"A-level would be great but we've lost hope. I'd settle for a B or C tech willing to learn that's upbeat."
A shop owner said this to me recently.
And I get it.
The frustration is real.
But something in that sentence is worth examining.
Is hiring a B-tech with the right attitude actually "settling"?
Or is it strategic clarity about what you actually need?
Here's where it gets interesting:
I've talked to owners who say "I need an A-tech" — but when I ask them to define what that means specifically for their shop, they can't.
I've also talked to owners who hired "B-techs" with great attitudes and clear growth potential — and those techs became their best producers within 18 months.
So I'm genuinely curious…
When you say you need an "A-tech," have you actually mapped out:
→ What specific skills are non-negotiable vs. trainable?

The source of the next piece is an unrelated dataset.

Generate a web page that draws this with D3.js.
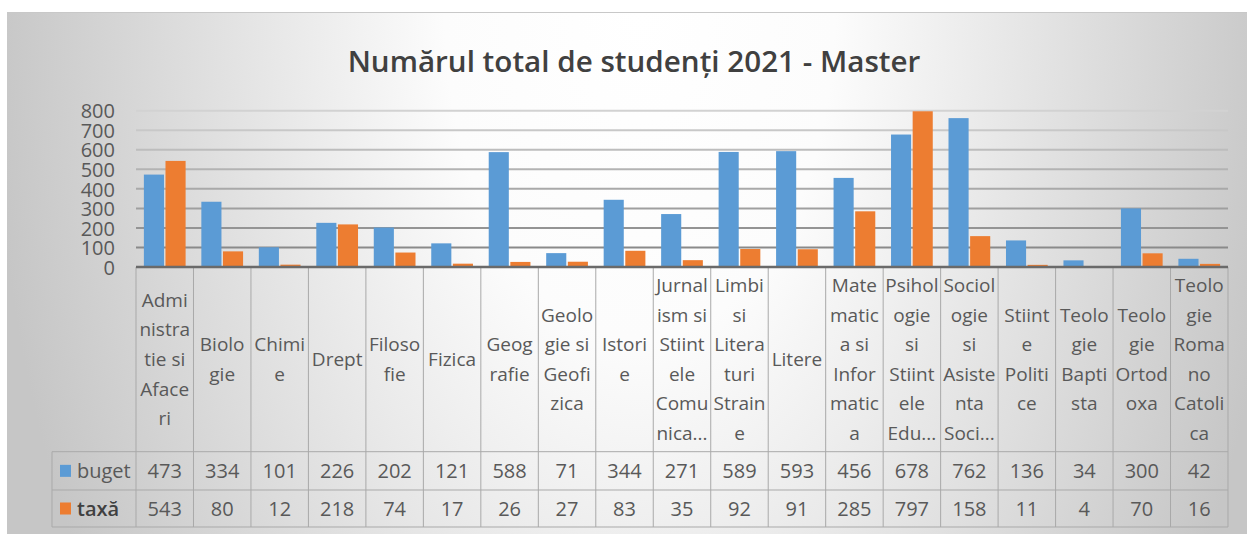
<!DOCTYPE html>
<html>
<head>
<meta charset="utf-8">
<script src="https://cdn.jsdelivr.net/npm/d3@7"></script>
<style>
  body { margin: 0; background: #fff; }
  text { font-family: "Open Sans", "Noto Sans", sans-serif; }
</style>
</head>
<body>
<div id="chart-area"></div>
<script>
// data
const categories = [
    'Administratie si Afaceri', 'Biologie', 'Chimie', 'Drept', 'Filosofie', 'Fizica',
    'Geografie', 'Geologie si Geofizica', 'Istorie', 'Jurnalism si Stiintele Comunicarii',
    'Limbi si Literaturi Straine', 'Litere', 'Matematica si Informatica',
    'Psihologie si Stiintele Educatiei', 'Sociologie si Asistenta Sociala', 'Stiinte Politice',
    'Teologie Baptista', 'Teologie Ortodoxa', 'Teologie Romano Catolica'
];
// wrapped the way Excel shows them in the table header
const labelLines = [
    ['Admi','nistra','tie si','Aface','ri'], ['Biolo','gie'], ['Chimi','e'], ['Drept'],
    ['Filoso','fie'], ['Fizica'], ['Geog','rafie'], ['Geolo','gie si','Geofi','zica'],
    ['Istori','e'], ['Jurnal','ism si','Stiint','ele','Comu','nica...'],
    ['Limbi','si','Litera','turi','Strain','e'], ['Litere'],
    ['Mate','matic','a si','Infor','matic','a'], ['Psihol','ogie','si','Stiint','ele','Edu...'],
    ['Sociol','ogie','si','Asiste','nta','Soci...'], ['Stiint','e','Politi','ce'],
    ['Teolo','gie','Bapti','sta'], ['Teolo','gie','Ortod','oxa'],
    ['Teolo','gie','Roma','no','Catoli','ca']
];
const buget = [473, 334, 101, 226, 202, 121, 588, 71, 344, 271, 589, 593, 456, 678, 762, 136, 34, 300, 42];
const taxa  = [543, 80, 12, 218, 74, 17, 26, 27, 83, 35, 92, 91, 285, 797, 158, 11, 4, 70, 16];
const seriesNames = ['buget', 'taxă'];
const yTicks = [0, 100, 200, 300, 400, 500, 600, 700, 800];

const W = 1247, H = 534;
const PLOT = { LEFT: 136, RIGHT: 1228, TOP: 110.7, ZERO: 267 };
const ROW_HEAD_LEFT = 52;
const HEADER_BOTTOM = 451.7, ROW1_BOTTOM = 490, TABLE_BOTTOM = 527;
const LINE_H = 29.6;
const COLORS = ['#5b9bd5', '#ed7d31'];
const TEXT = '#595959';

const svg = d3.select('#chart-area')
    .append('svg')
    .attr('width', W)
    .attr('height', H)

// background gradient of the chart area (wide ellipse from the top centre)
const defs = svg.append('defs');
const grad = defs.append('radialGradient')
    .attr('id', 'bg')
    .attr('gradientUnits', 'userSpaceOnUse')
    .attr('cx', 0).attr('cy', 0).attr('r', 1)
    .attr('gradientTransform', 'translate(640,10) scale(650,1100)');
grad.append('stop').attr('offset', '0').attr('stop-color', '#ffffff');
grad.append('stop').attr('offset', '0.3').attr('stop-color', '#fcfcfc');
grad.append('stop').attr('offset', '1').attr('stop-color', '#c6c6c6');

svg.append('rect')
    .attr('x', 7).attr('y', 12)
    .attr('width', W - 7).attr('height', H - 12)
    .attr('fill', 'url(#bg)')
svg.append('line')
    .attr('x1', 7).attr('x2', W).attr('y1', 12.5).attr('y2', 12.5)
    .attr('stroke', '#c8c8c8')

// title
const title = svg.append('text')
    .attr('x', 634)
    .attr('y', 72)
    .attr('text-anchor', 'middle')
    .attr('fill', '#404040')
    .attr('font-weight', 600)
    .attr('font-size', 27)
    .text('Numărul total de studenți 2021 - Master')
const tw = title.node().getComputedTextLength();
title.attr('font-size', 27 * 573 / tw);

// scales
const x0 = d3.scaleBand()
    .domain(categories)
    .range([PLOT.LEFT, PLOT.RIGHT])

const gapHalf = x0.bandwidth() * 0.137;
const x1 = d3.scaleBand()
    .domain(seriesNames)
    .range([gapHalf, x0.bandwidth() - gapHalf])
    .paddingInner(0.07)

const y = d3.scaleLinear()
    .domain([0, 800])
    .range([PLOT.ZERO, PLOT.TOP])

// gridlines, lighter towards the top
const gridColor = d3.scaleLinear().domain([100, 800]).range(['#8a8a8a', '#d2d2d2']);
svg.append('g')
    .selectAll('line')
    .data(yTicks.filter(d => d > 0))
    .enter().append('line')
    .attr('x1', PLOT.LEFT).attr('x2', PLOT.RIGHT)
    .attr('y1', d => y(d)).attr('y2', d => y(d))
    .attr('stroke', d => gridColor(d))
    .attr('stroke-width', 2)

// y axis labels
const yAxisGroup = svg.append('g')
    .attr('transform', 'translate(115,0)')
    .call(d3.axisLeft(y).tickValues(yTicks).tickSize(0).tickPadding(0))
yAxisGroup.select('.domain').remove();
yAxisGroup.selectAll('text')
    .attr('font-family', '"Open Sans", sans-serif')
    .attr('font-size', 20)
    .attr('fill', TEXT)
    .attr('dy', '0.36em')

// bars
const rows = categories.map((c, i) => ({ cat: c, values: [buget[i], taxa[i]] }));
const groups = svg.append('g')
    .selectAll('g')
    .data(rows)
    .enter().append('g')
    .attr('transform', d => `translate(${x0(d.cat)},0)`)

groups.selectAll('rect')
    .data(d => d.values.map((v, k) => ({ key: seriesNames[k], v: v, k: k })))
    .enter().append('rect')
    .attr('x', d => x1(d.key))
    .attr('y', d => y(d.v))
    .attr('width', x1.bandwidth())
    .attr('height', d => PLOT.ZERO - y(d.v))
    .attr('fill', d => COLORS[d.k])

// data table
const table = svg.append('g').attr('stroke', '#a9a9a9').attr('stroke-width', 1);
[HEADER_BOTTOM, ROW1_BOTTOM, TABLE_BOTTOM].forEach(yy => {
    table.append('line')
        .attr('x1', ROW_HEAD_LEFT).attr('x2', PLOT.RIGHT)
        .attr('y1', yy).attr('y2', yy)
})
table.append('line')
    .attr('x1', ROW_HEAD_LEFT).attr('x2', ROW_HEAD_LEFT)
    .attr('y1', HEADER_BOTTOM).attr('y2', TABLE_BOTTOM)
table.selectAll('.vdiv')
    .data(categories.map(c => x0(c)).concat([PLOT.RIGHT]))
    .enter().append('line')
    .attr('class', 'vdiv')
    .attr('x1', d => d).attr('x2', d => d)
    .attr('y1', PLOT.ZERO).attr('y2', TABLE_BOTTOM)

// zero line
svg.append('line')
    .attr('x1', PLOT.LEFT).attr('x2', PLOT.RIGHT)
    .attr('y1', PLOT.ZERO).attr('y2', PLOT.ZERO)
    .attr('stroke', '#6a6a6a')
    .attr('stroke-width', 2.5)

// category labels in the table header
const headMid = (PLOT.ZERO + HEADER_BOTTOM) / 2;
const labels = svg.append('g')
    .selectAll('text')
    .data(categories)
    .enter().append('text')
    .attr('text-anchor', 'middle')
    .attr('font-size', 19)
    .attr('fill', TEXT)
labels.each(function (c, i) {
    const lines = labelLines[i];
    const cx = x0(c) + x0.bandwidth() / 2;
    d3.select(this).selectAll('tspan')
        .data(lines)
        .enter().append('tspan')
        .attr('x', cx)
        .attr('y', (d, j) => headMid + (j - (lines.length - 1) / 2) * LINE_H)
        .attr('dy', '0.35em')
        .text(d => d)
})

// value rows
const rowMids = [(HEADER_BOTTOM + ROW1_BOTTOM) / 2, (ROW1_BOTTOM + TABLE_BOTTOM) / 2];
[buget, taxa].forEach((vals, k) => {
    svg.append('g')
        .selectAll('text')
        .data(vals)
        .enter().append('text')
        .attr('x', (d, i) => x0(categories[i]) + x0.bandwidth() / 2)
        .attr('y', rowMids[k])
        .attr('dy', '0.36em')
        .attr('text-anchor', 'middle')
        .attr('font-size', 20)
        .attr('fill', TEXT)
        .text(d => d)

    svg.append('rect')
        .attr('x', 60).attr('y', rowMids[k] - 6)
        .attr('width', 11).attr('height', 12)
        .attr('fill', COLORS[k])
    svg.append('text')
        .attr('x', 77).attr('y', rowMids[k])
        .attr('dy', '0.36em')
        .attr('font-size', 20)
        .attr('font-weight', k === 1 ? 600 : 400)
        .attr('fill', k === 1 ? '#404040' : TEXT)
        .text(seriesNames[k])
})
</script>
</body>
</html>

→ What personality and culture fit looks like for your shop?
→ Whether you have systems to develop someone who's 70% there?
Because here's the trap I see:
Some owners wait for a unicorn they don't actually need — while great B-techs with perfect attitudes go to competitors who were clearer about what they were looking for.
And some owners "settle" for a B-tech without doing the work to define what success actually looks like — and then wonder why it didn't work out.
Same decision.
Completely different outcomes.
The difference isn't the tech level.
It's the clarity.
So here's my question for you:
Would you rather hire an "upbeat B-tech" — or hold out for a maybe-mythical A-tech?
And more importantly: How confident are you that you actually know the difference for YOUR shop?